> What is asked: All lines from the top of the records below through the line holding "of aql.north, anchor=north]", and only those, should be printed exactly, minus the pictures.

***** Listed records *****

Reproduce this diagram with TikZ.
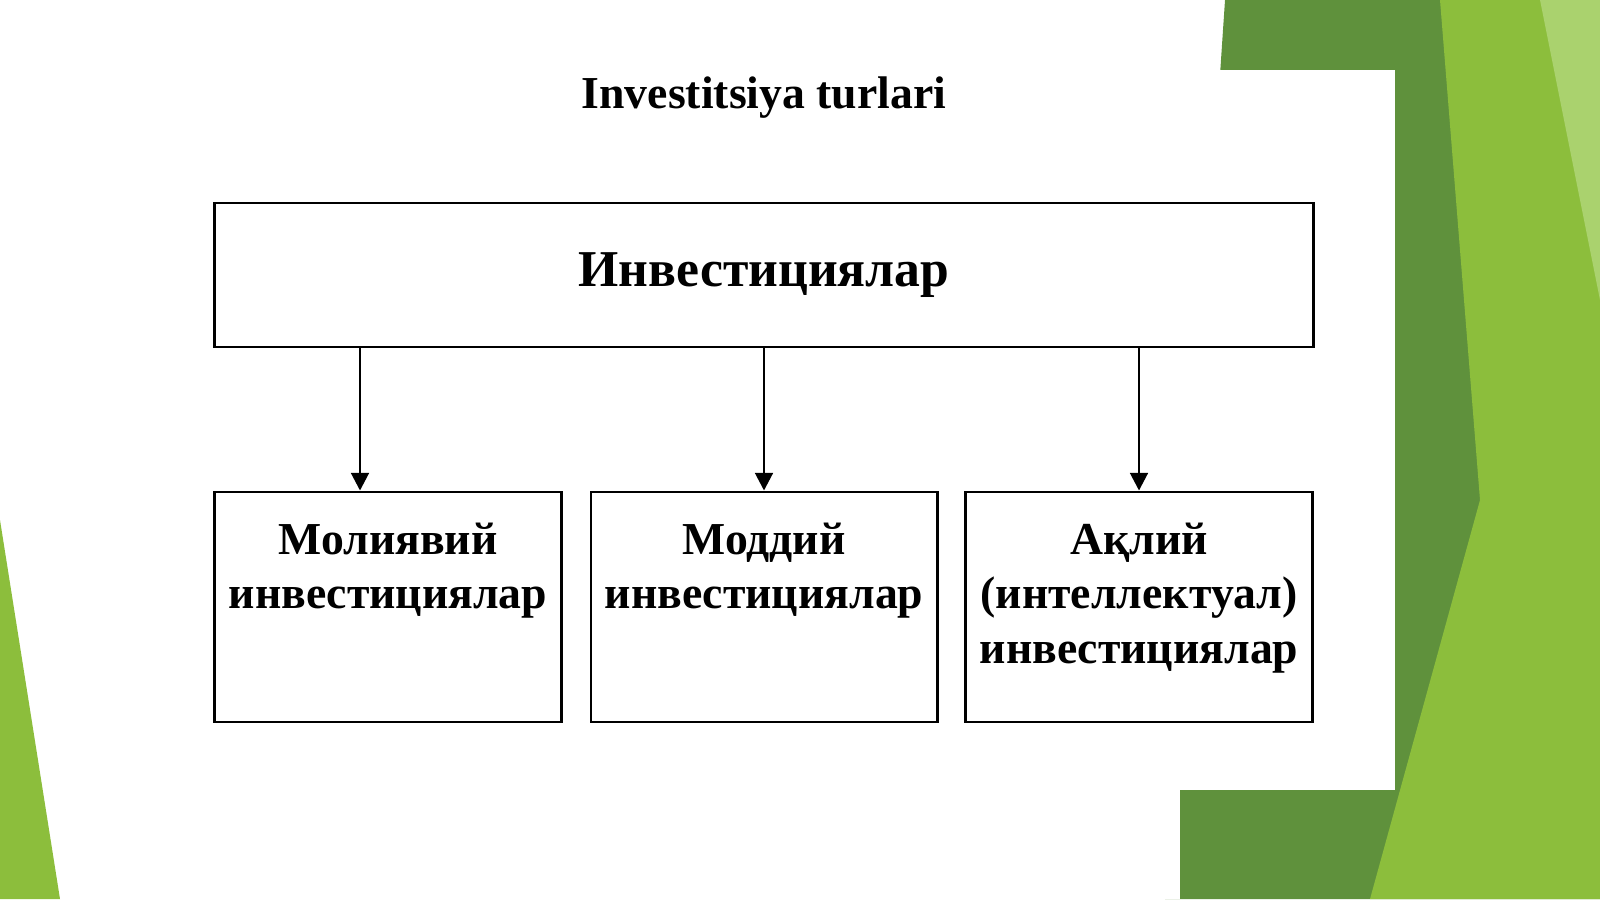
\documentclass[tikz,border=0pt]{standalone}
\usepackage{fontspec}
\setmainfont{Liberation Serif}
\usetikzlibrary{positioning, arrows.meta}
\definecolor{yashil}{RGB}{140,190,60}
\definecolor{tuqyashil}{RGB}{95,145,60}
\definecolor{ochyashil}{RGB}{170,210,110}
\tikzset{>={Triangle[length=5pt,width=5pt]},
  quti/.style={draw, line width=0.8pt, inner sep=0pt},
  yozuv/.style={font=\bfseries\fontsize{13}{15.5}\selectfont, align=center, inner sep=0pt}}

\begin{document}
\begin{tikzpicture}[x=0.01cm, y=-0.01cm]
	\useasboundingbox (0,0) rectangle (1600,899);
	% fon
	\fill [tuqyashil] (1225,0) -- (1600,0) -- (1600,899) -- (1165,899) -- cycle;
	\fill [yashil] (1440,0) -- (1600,0) -- (1600,899) -- (1370,899) -- (1480,500) -- cycle;
	\fill [ochyashil] (1540,0) -- (1600,0) -- (1600,300) -- cycle;
	\fill [white] (0,70) rectangle (1395,790);
	\fill [white] (0,0) rectangle (1215,70);
	\fill [white] (0,790) rectangle (1180,899);
	\fill [yashil] (0,520) -- (60,899) -- (0,899) -- cycle;
	\node [font=\bfseries\fontsize{13}{16}\selectfont] (sarlavha) at (764,98) {Investitsiya turlari};

	\node [quti, minimum width=10.98cm, minimum height=1.44cm] (asosiy) at (764,275) {};
	\node [font=\bfseries\fontsize{14.7}{18}\selectfont] at (asosiy) {Инвестициялар};

	\node [quti, minimum width=3.47cm, minimum height=2.30cm] (moliya) at (388,607) {};
	\node [quti, minimum width=3.46cm, minimum height=2.30cm] (modda) at (764,607) {};
	\node [quti, minimum width=3.47cm, minimum height=2.30cm] (aql) at (1139,607) {};

	\node [yozuv, below=9pt of moliya.north, anchor=north] {Молиявий\\инвестициялар};
	\node [yozuv, below=9pt of modda.north, anchor=north] {Моддий\\инвестициялар};
	\node [yozuv, below=9pt of aql.north, anchor=north] {Ақлий\\(интеллектуал)\\инвестициялар};

	\draw [->, line width=0.8pt] (asosiy.south -| 360,0) -- (moliya.north -| 360,0);
	\draw [->, line width=0.8pt] (asosiy.south) -- (modda.north);
	\draw [->, line width=0.8pt] (asosiy.south -| aql) -- (aql.north);
\end{tikzpicture}
\end{document}
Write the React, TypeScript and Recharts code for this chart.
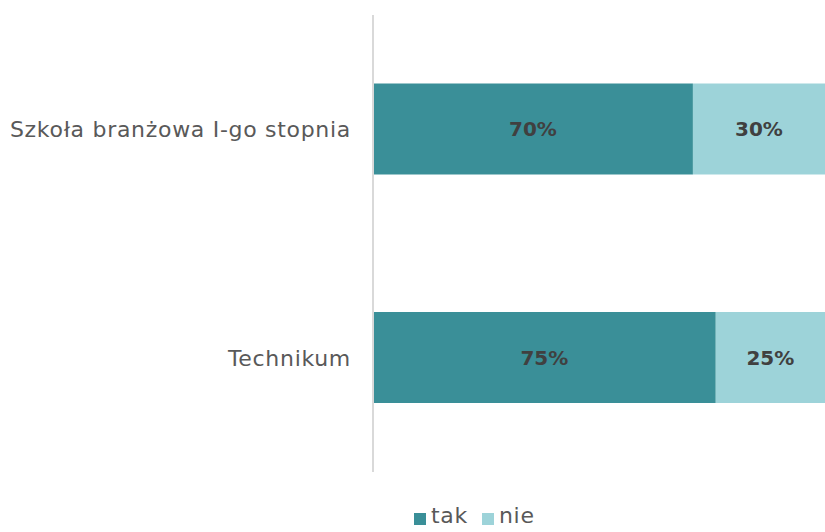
import React from 'react';
import { BarChart, Bar, XAxis, YAxis, LabelList, Legend } from 'recharts';

const categories = ['Szkoła branżowa I-go stopnia', 'Technikum'];
const takValues = [70, 75];
const nieValues = [30, 25];

const TAK_COLOR = '#3a8f98';
const NIE_COLOR = '#9dd3d9';

const data = categories.map((name, i) => ({
  name,
  tak: takValues[i],
  nie: nieValues[i],
}));

const fmt = (v: any) => `${v}%`;

const LegendContent: React.FC = () => {
  const items = [
    { label: 'tak', color: TAK_COLOR },
    { label: 'nie', color: NIE_COLOR },
  ];
  return (
    <div style={{ display: 'flex', fontFamily: 'DejaVu Sans', fontSize: 22, color: '#595959', letterSpacing: 0.7 }}>
      {items.map((it) => (
        <div key={it.label} style={{ display: 'flex', alignItems: 'center', marginRight: 14 }}>
          <span style={{ width: 12, height: 12, background: it.color, display: 'inline-block', marginRight: 5, marginTop: 6 }} />
          <span>{it.label}</span>
        </div>
      ))}
    </div>
  );
};

const App: React.FC = () => {
  return (
    <div style={{ position: 'absolute', left: 0, top: 0 }}>
      <BarChart
        width={825}
        height={532}
        data={data}
        layout="vertical"
        margin={{ top: 15, right: 0, bottom: 35, left: 0 }}
        barCategoryGap="30%"
      >
        <XAxis type="number" domain={[0, 98.9]} allowDataOverflow hide />
        <YAxis
          type="category"
          dataKey="name"
          width={373}
          tickLine={false}
          tickSize={0}
          tickMargin={22}
          axisLine={{ stroke: '#d9d9d9', strokeWidth: 2 }}
          tick={{ fill: '#595959', fontSize: 22, fontFamily: 'DejaVu Sans', letterSpacing: 0.7 }}
        />
        <Legend
          verticalAlign="bottom"
          content={<LegendContent />}
          wrapperStyle={{ position: 'absolute', left: 414, top: 503, width: 200, bottom: 'auto' }}
        />
        <Bar dataKey="tak" stackId="a" fill={TAK_COLOR} isAnimationActive={false}>
          <LabelList dataKey="tak" position="center" formatter={fmt} fill="#404040" fontSize={20} fontWeight="bold" fontFamily="DejaVu Sans" />
        </Bar>
        <Bar dataKey="nie" stackId="a" fill={NIE_COLOR} isAnimationActive={false}>
          <LabelList dataKey="nie" position="center" formatter={fmt} fill="#404040" fontSize={20} fontWeight="bold" fontFamily="DejaVu Sans" />
        </Bar>
      </BarChart>
    </div>
  );
};

export default App;
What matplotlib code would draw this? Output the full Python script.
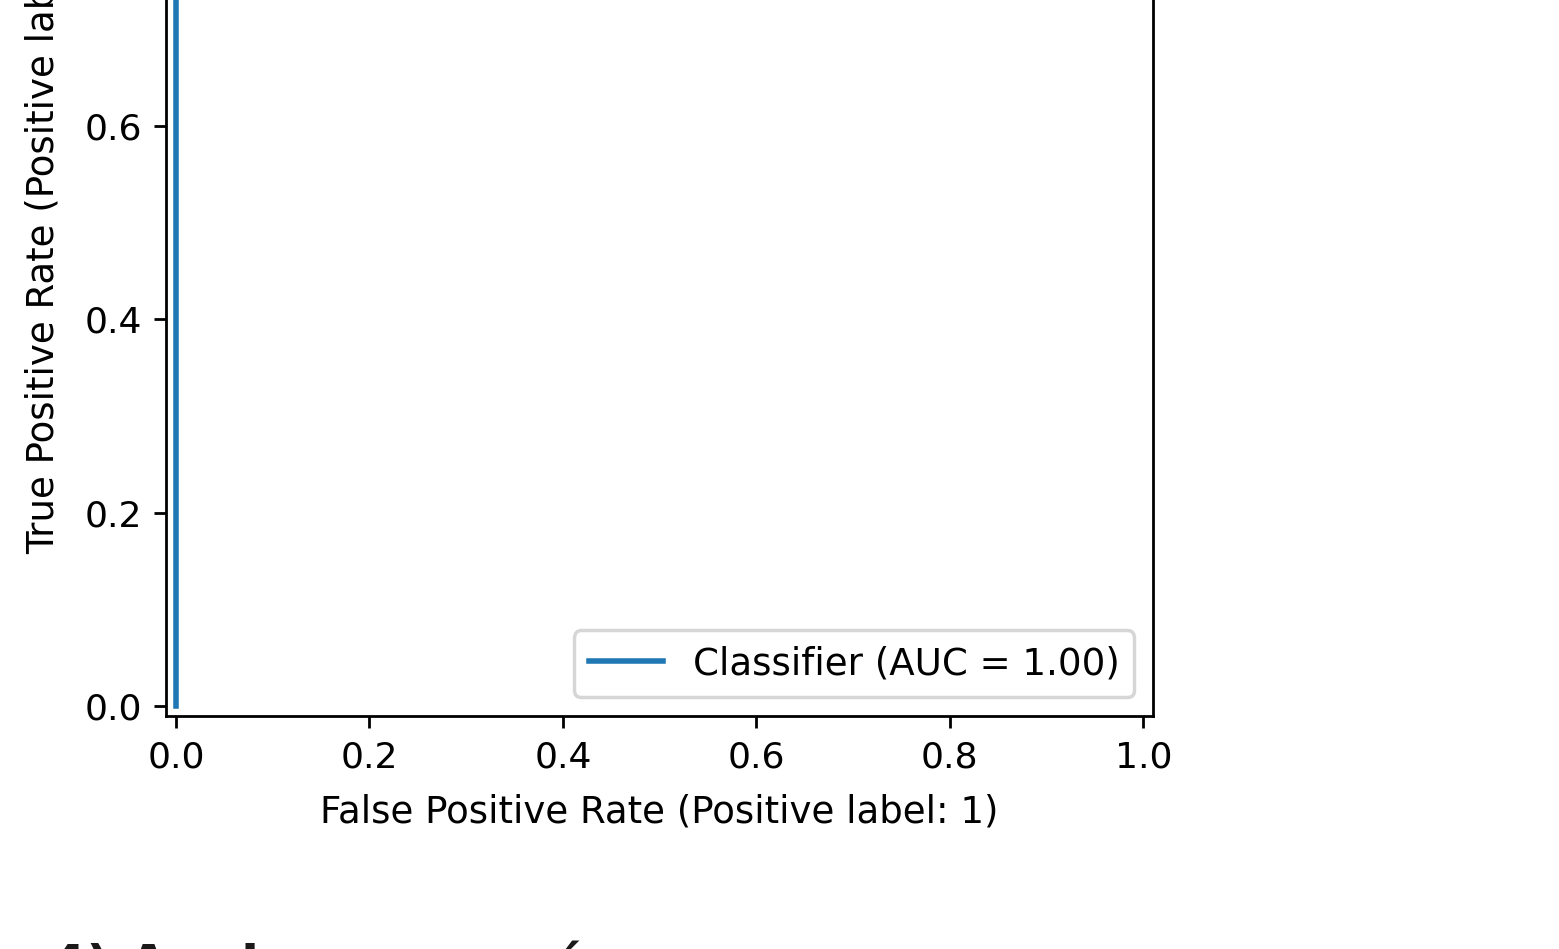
import matplotlib
matplotlib.use("Agg")
import matplotlib.pyplot as plt

fpr = [0.0, 0.0, 1.0]
tpr = [0.0, 1.0, 1.0]
auc_value = 1.00
series_label = "Classifier (AUC = %.2f)" % auc_value
xlabel = "False Positive Rate (Positive label: 1)"
ylabel = "True Positive Rate (Positive label: 1)"
ticks = [0.0, 0.2, 0.4, 0.6, 0.8, 1.0]
heading = "4) Analyse avancée"

plt.rcParams["font.size"] = 10.7
plt.rcParams["xtick.labelsize"] = 10.4
plt.rcParams["ytick.labelsize"] = 10.4

DPI = 250
W, H = 1559, 949
fig = plt.figure(figsize=(W / DPI, H / DPI), dpi=DPI)
left, right = 166.3, 1153.0
bottom_px, top_px = 715.7, -271.0
ax = fig.add_axes([left / W, (H - bottom_px) / H, (right - left) / W, (bottom_px - top_px) / H])
ax.plot(fpr, tpr, label=series_label, lw=1.6)
ax.set_xlim(-0.01, 1.01)
ax.set_ylim(-0.01, 1.01)
ax.set_xticks(ticks)
ax.set_yticks(ticks)
ax.set_xlabel(xlabel, labelpad=5.5)
ax.set_ylabel(ylabel, labelpad=6.5)
ax.legend(loc="lower right")

fig.text(49.5 / W, 1 - 982 / H, heading, fontsize=15, fontweight="bold",
         va="baseline", ha="left", color="#1a1a1a")

fig.savefig("out.png", dpi=DPI)
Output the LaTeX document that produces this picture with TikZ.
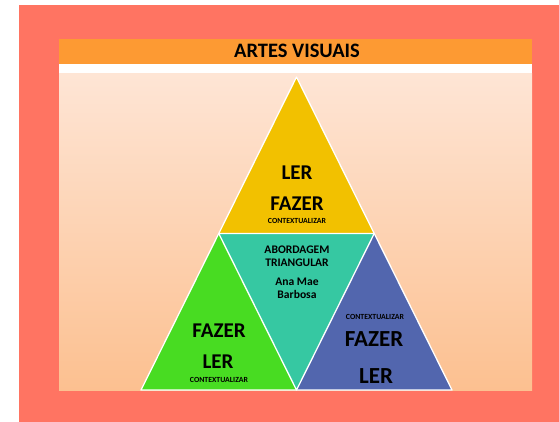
\documentclass[tikz,border=0pt]{standalone}
\usepackage{fontspec}
\setmainfont{Carlito}
\usetikzlibrary{calc}
\definecolor{outerred}{HTML}{FF7462}
\definecolor{barorange}{HTML}{FD9A33}
\definecolor{peachtop}{HTML}{FEE5D5}
\definecolor{peachbot}{HTML}{FCC090}
\definecolor{triyellow}{HTML}{F2C100}
\definecolor{triteal}{HTML}{36C8A2}
\definecolor{trigreen}{HTML}{48DC22}
\definecolor{triblue}{HTML}{5266AE}
\tikzset{
  tri/.style={draw=white, line width=1.3pt, line join=round},
  big/.style={font=\bfseries\fontsize{21}{23}\selectfont, inner sep=0pt},
  bigger/.style={font=\bfseries\fontsize{23}{25}\selectfont, inner sep=0pt},
  tiny/.style={font=\bfseries\fontsize{7.8}{8.5}\selectfont, inner sep=0pt},
  mid/.style={font=\bfseries\fontsize{11.6}{12.8}\selectfont, inner sep=0pt, align=center},
}
\begin{document}
\begin{tikzpicture}[x=1pt,y=-1pt]
\useasboundingbox (0,0) rectangle (559,422);
\fill[white] (0,0) rectangle (559,422);
\fill[outerred] (19,5) rectangle (559,422);
\fill[barorange] (59,39) rectangle (532,64);
\fill[white] (59,64) rectangle (532,74);
\shade[top color=peachtop, bottom color=peachbot] (59,74) rectangle (532,390.5);
\node[font=\bfseries\fontsize{20.5}{22}\selectfont, inner sep=0pt] (title) at (297,51) {ARTES VISUAIS};
% triangle vertices
\coordinate (A) at (296.5,77);
\coordinate (B) at (141,390);
\coordinate (C) at (452,390);
\coordinate (AB) at ($(A)!0.5!(B)$);
\coordinate (AC) at ($(A)!0.5!(C)$);
\coordinate (BC) at ($(B)!0.5!(C)$);
\fill[triyellow] (A) -- (AB) -- (AC) -- cycle;
\fill[triteal] (AB) -- (AC) -- (BC) -- cycle;
\fill[trigreen] (AB) -- (B) -- (BC) -- cycle;
\fill[triblue] (AC) -- (BC) -- (C) -- cycle;
\draw[tri] (A) -- (B) -- (C) -- cycle;
\draw[tri] (AB) -- (AC) -- (BC) -- cycle;
% top texts
\node[big] (t1) at (297,173) {LER};
\node[big] (t2) at (297,204) {FAZER};
\node[tiny] (t3) at (297,221) {CONTEXTUALIZAR};
% middle
\node[mid] (m1) at (297,256) {ABORDAGEM\\TRIANGULAR};
\node[mid] (m2) at (297,288) {Ana Mae\\Barbosa};
% left
\node[big] (l1) at (219,331) {FAZER};
\node[big] (l2) at (218,362) {LER};
\node[tiny] (l3) at (219,380) {CONTEXTUALIZAR};
% right
\node[tiny] (r1) at (375,317) {CONTEXTUALIZAR};
\node[bigger] (r2) at (374,339) {FAZER};
\node[bigger] (r3) at (376,376) {LER};
\end{tikzpicture}
\end{document}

*****

> Response to the exercise:
Reproduce this diagram with TikZ.
\documentclass[tikz,border=0pt]{standalone}
\usepackage{fontspec}
\setmainfont{Liberation Serif}
\usetikzlibrary{positioning, arrows.meta}
\definecolor{yashil}{RGB}{140,190,60}
\definecolor{tuqyashil}{RGB}{95,145,60}
\definecolor{ochyashil}{RGB}{170,210,110}
\tikzset{>={Triangle[length=5pt,width=5pt]},
  quti/.style={draw, line width=0.8pt, inner sep=0pt},
  yozuv/.style={font=\bfseries\fontsize{13}{15.5}\selectfont, align=center, inner sep=0pt}}

\begin{document}
\begin{tikzpicture}[x=0.01cm, y=-0.01cm]
	\useasboundingbox (0,0) rectangle (1600,899);
	% fon
	\fill [tuqyashil] (1225,0) -- (1600,0) -- (1600,899) -- (1165,899) -- cycle;
	\fill [yashil] (1440,0) -- (1600,0) -- (1600,899) -- (1370,899) -- (1480,500) -- cycle;
	\fill [ochyashil] (1540,0) -- (1600,0) -- (1600,300) -- cycle;
	\fill [white] (0,70) rectangle (1395,790);
	\fill [white] (0,0) rectangle (1215,70);
	\fill [white] (0,790) rectangle (1180,899);
	\fill [yashil] (0,520) -- (60,899) -- (0,899) -- cycle;
	\node [font=\bfseries\fontsize{13}{16}\selectfont] (sarlavha) at (764,98) {Investitsiya turlari};

	\node [quti, minimum width=10.98cm, minimum height=1.44cm] (asosiy) at (764,275) {};
	\node [font=\bfseries\fontsize{14.7}{18}\selectfont] at (asosiy) {Инвестициялар};

	\node [quti, minimum width=3.47cm, minimum height=2.30cm] (moliya) at (388,607) {};
	\node [quti, minimum width=3.46cm, minimum height=2.30cm] (modda) at (764,607) {};
	\node [quti, minimum width=3.47cm, minimum height=2.30cm] (aql) at (1139,607) {};

	\node [yozuv, below=9pt of moliya.north, anchor=north] {Молиявий\\инвестициялар};
	\node [yozuv, below=9pt of modda.north, anchor=north] {Моддий\\инвестициялар};
	\node [yozuv, below=9pt of aql.north, anchor=north] {Ақлий\\(интеллектуал)\\инвестициялар};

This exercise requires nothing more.